Mika had a natural curiosity, her mother said, and would dive deep into subjects she was passionate about, especially when it had to do with the outdoors.
“Later on, (she) found a love for climbing mountains where she made it all the way to Nepal and got to climb the Himalayas there up to almost 16,000 feet. She got to do that on an Indigenous Cultural Exchange. She was one of the four Blackfeet that went over and got to meet the Sherpa people. They got a new climbing school, I believe it was called the Khumbu Climbing School, and so a Blackfeet flag hangs up there now," Heavy Runner said.
"Mika didn’t want to leave. She loved it. She’s like ‘Their mountains put our mountains to shame, mom!’ that’s what she’d say," she laughed, as she quoted her daughter.
Now, to feel Mika’s presence around her, Heavy Runner turns to the high places like the summit of snowy mountains or the tip-top branches of trees.
“Quite a few times... I’d be walking outside or we’d be at the park, I would (turn) around and I wouldn’t see her anywhere. And the next thing, I’d hear her laughing and she’d be way up into the tree or at the top of a swing set sitting on top just hanging there. I’d tease her and call her a little monkey. She was just strong, a strong little girl.
"Even as old as she was just recently too, I have a picture of her with her cousins, they went to a playground in the evening and they’re sitting on the swings and Mika’s sitting at the very top of the swing set.”
Heavy Runner also seeks comfort in Mika's journals.
The pages are full of affirmations, 'do something nice for someone else', 'forgive yourself', and 'give yourself a compliment', were just a few Heavy Runner named. Mika also wrote poetry, and about her experiences day-to-day and as an Indigenous woman.
One poem of Mika's was read by Heavy Runner at the Missing and Murdered Indigenous Women (MMIW) event at the University of Montana in early May.
By sharing Mika's work, Heavy Runner hopes that it could help other young Native women.
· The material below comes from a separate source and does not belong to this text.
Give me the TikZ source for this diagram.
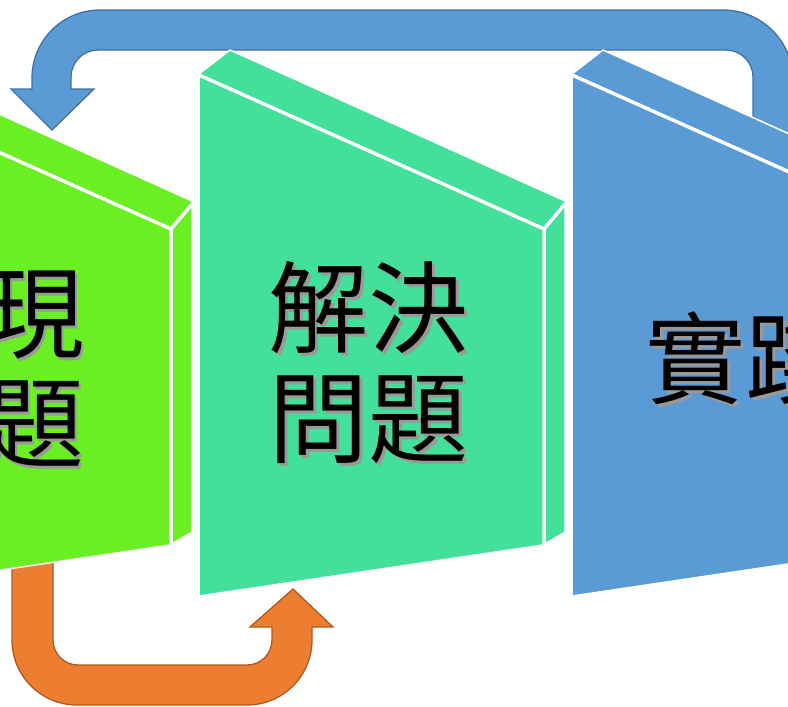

She is also using her voice to make sure that Mika is not a forgotten number in the MMIW crisis.
“I grew up hearing of women missing or guys being killed, and it’s not nothing new," Heavy Runner said. "Everyone, everywhere else in the world, to them it’s shocking probably to hear this. She’s just another, you know, person that had to fall under this statistic now, my daughter, and so that’s what we wanna change.”
That's why Heavy Runner and her family started "Mika Matters," an organization to bring justice for Mika and other Missing and Murdered Indigenous People.
“Being in this position, I can see why things like this continue and why it gets swept under the rug. I can easily see and I’m already thinking of like how — could make a guidebook or something. I hate to even say that but for it’s serious, it is a serious matter where families don’t know, you’re in shock.”
“One family it took a year for them, for it to even get investigated. And so that’s what I wanna do with Mika’s awareness is help give light to other families and even helping them along the way to get justice,” she said.
The "Mika Matters" organization is planning an MMIP walk. It will begin in Arlee on June 13 and end at the Lake County Courthouse in Polson on June 16. Along the way, participants will stop at the sites of Highway 93 fatalities for prayer and to honor those who were tragically killed.